The life settlement industry is trying to get regulators to listen to two proposals that would impact viatical brokers as well as an insureds contractual right to viaticate a policy.
One of the issues–whether or not an insurance contract can contain language that prohibits viatication of a life insurance policy–is scheduled to be reviewed by regulators at the National Association of Insurance Commissioners, Kansas City, Mo.
Different states are taking different positions, according to Lester Dunlap, assistant commissioner with the Louisiana insurance department and chair of the NAICs viatical settlements working group.
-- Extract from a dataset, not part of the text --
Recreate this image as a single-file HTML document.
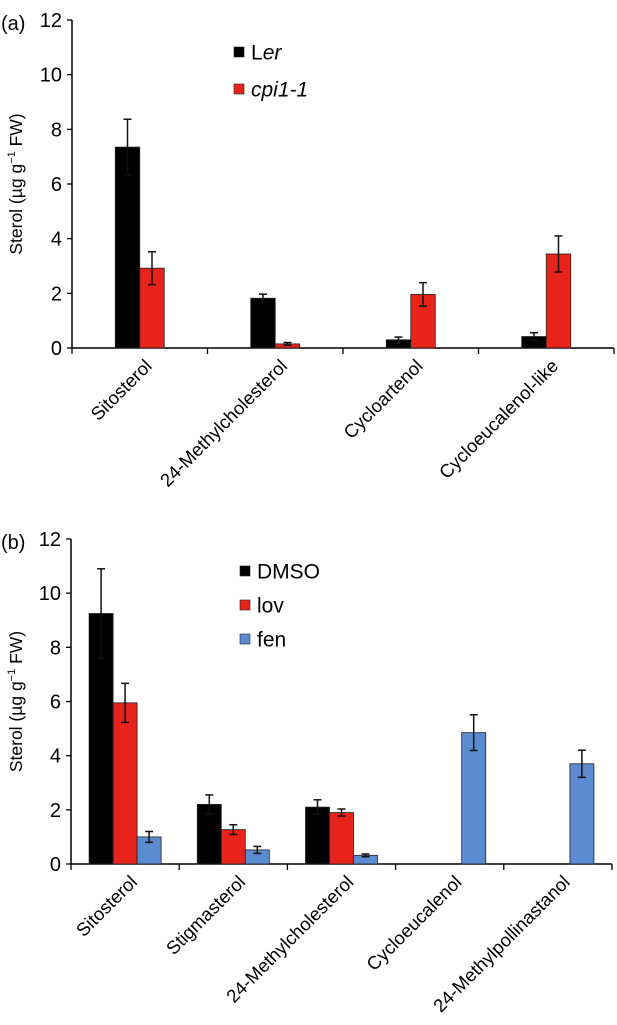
<!DOCTYPE html>
<html><head><meta charset="utf-8">
<style>
body{margin:0;background:#fff;}
svg{display:block;font-family:"Liberation Sans",Arial,sans-serif;}
</style></head>
<body>
<svg id="fig" width="617" height="1025" viewBox="0 0 617 1025"></svg>
<script>
// Panel (a) data
const catsA = ["Sitosterol","24-Methylcholesterol","Cycloartenol","Cycloeucalenol-like"];
const lerVals = [7.35,1.82,0.3,0.42];
const lerErr = [1.02,0.15,0.1,0.14];
const cpiVals = [2.92,0.15,1.96,3.44];
const cpiErr = [0.6,0.05,0.43,0.66];
// Panel (b) data
const catsB = ["Sitosterol","Stigmasterol","24-Methylcholesterol","Cycloeucalenol","24-Methylpollinastanol"];
const dmsoVals = [9.25,2.2,2.1,0,0];
const dmsoErr = [1.65,0.35,0.27,0,0];
const lovVals = [5.95,1.27,1.9,0,0];
const lovErr = [0.72,0.18,0.13,0,0];
const fenVals = [1.0,0.52,0.32,4.85,3.7];
const fenErr = [0.2,0.13,0.05,0.66,0.5];
const yTicks = [0,2,4,6,8,10,12];

const NS="http://www.w3.org/2000/svg";
const svg=document.getElementById('fig');
function mk(tag,attrs,parent){const e=document.createElementNS(NS,tag);for(const k in attrs)e.setAttribute(k,attrs[k]);(parent||svg).appendChild(e);return e;}

function panel(opt){
  const g=mk('g',{});
  
  
  const x0=opt.x0,x1=opt.x1,yb=opt.y0,yt=opt.y12;
  const yS=v=>yb-(v/12)*(yb-yt);
  const n=opt.cats.length, cw=(x1-x0)/n;
  const xC=i=>x0+cw*(i+0.5);
  const ya=mk('line',{x1:x0,y1:yt,x2:x0,y2:yb,stroke:'#000','stroke-width':1.5},g);
  
  const xa=mk('line',{x1:x0,y1:yb,x2:x1,y2:yb,stroke:'#000','stroke-width':1.5},g);
  
  yTicks.forEach(t=>{
    mk('line',{x1:x0-5,y1:yS(t),x2:x0,y2:yS(t),stroke:'#000','stroke-width':1.3},g);
    const tl=mk('text',{x:x0-10,y:yS(t)+7,'text-anchor':'end','font-size':20},g);
    tl.textContent=t;
    
  });
  for(let i=0;i<=n;i++){mk('line',{x1:x0+cw*i,y1:yb,x2:x0+cw*i,y2:yb+6,stroke:'#000','stroke-width':1.3},g);}
  const ns=opt.series.length, bw=opt.bw;
  opt.cats.forEach((c,i)=>{
    opt.series.forEach((s,j)=>{
      const v=s.vals[i];
      const bx=xC(i)-ns*bw/2+j*bw;
      if(v>0){
        const r=mk('rect',{x:bx,y:yS(v),width:bw,height:yb-yS(v),fill:s.color,stroke:'#222','stroke-width':0.8},g);
        
        const e=s.err[i];
        if(e>0){
          const cx=bx+bw/2;
          mk('line',{x1:cx,y1:yS(v+e),x2:cx,y2:yS(v-e),stroke:'#111','stroke-width':1.5},g);
          mk('line',{x1:cx-4,y1:yS(v+e),x2:cx+4,y2:yS(v+e),stroke:'#111','stroke-width':1.5},g);
          mk('line',{x1:cx-4,y1:yS(v-e),x2:cx+4,y2:yS(v-e),stroke:'#111','stroke-width':1.5},g);
        }
      }
    });
    const lx=xC(i)+4, ly=yb+10;
    const t=mk('text',{x:lx,y:ly,'text-anchor':'end','font-size':18.5,transform:`rotate(-45 ${lx} ${ly})`,dy:'0.7em'},g);
    t.textContent=c;
    
  });
  const cy=(yb+yt)/2;
  const yt2=mk('text',{x:22,y:cy,'text-anchor':'middle','font-size':17.5,transform:`rotate(-90 22 ${cy})`},g);
  yt2.innerHTML='Sterol (µg g<tspan dy="-7" font-size="11">−1</tspan><tspan dy="7"> FW)</tspan>';
  
  const pl=mk('text',{x:1,y:yt+10,'font-size':20},g);
  pl.textContent=opt.label;
  
  opt.series.forEach((s,j)=>{
    const ly=opt.legY+j*opt.legStep;
    const lg=mk('g',{},g);
    
    mk('rect',{x:opt.legX,y:ly-5,width:10,height:10,fill:s.color,stroke:'#222','stroke-width':0.6},lg);
    const tx=mk('text',{x:opt.legX+17,y:ly+7.5,'font-size':21},lg);
    tx.innerHTML=s.label;
  });
}

panel({name:'panel-a',label:'(a)',x0:72,x1:614,y0:348,y12:20,bw:24.5,cats:catsA,legX:234,legY:52,legStep:37,
  series:[{key:'ler',label:'L<tspan font-style="italic">er</tspan>',color:'#000',vals:lerVals,err:lerErr},
          {key:'cpi1-1',label:'<tspan font-style="italic">cpi1-1</tspan>',color:'#e8231c',vals:cpiVals,err:cpiErr}]});
panel({name:'panel-b',label:'(b)',x0:71,x1:612,y0:864,y12:539,bw:24,cats:catsB,legX:240,legY:571,legStep:34,
  series:[{key:'dmso',label:'DMSO',color:'#000',vals:dmsoVals,err:dmsoErr},
          {key:'lov',label:'lov',color:'#e8231c',vals:lovVals,err:lovErr},
          {key:'fen',label:'fen',color:'#5b8bd0',vals:fenVals,err:fenErr}]});
</script>
</body></html>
In Louisiana, such a prohibition is not permitted, Dunlap explains, because there are legislative and regulatory frameworks in place to protect consumers. “If we were discussing this 10-12 years ago, it might have been a different story,” he adds.
A second issue that life settlement representatives are trying to get heard is whether viaticating policies is, in fact, the business of insurance, Dunlap says.
If it is considered the business of insurance, then the viatical industry would be subject to the requirements of the Gramm-Leach-Bliley Act of 1999, he says.
And, if that were the case, then it is being argued that it could negate the need for a viatical brokers license if the broker is already an insurance producer, Dunlap explains.
The issue has come up before the viatical settlements working group and after “deliberate” discussion it was decided not to address it in the model regulation, he says.
Final touches are being put on the Viatical Settlements model regulation with the working group scheduled to vote up the draft on Oct. 9. The model could be fully adopted by the NAIC by March of next year.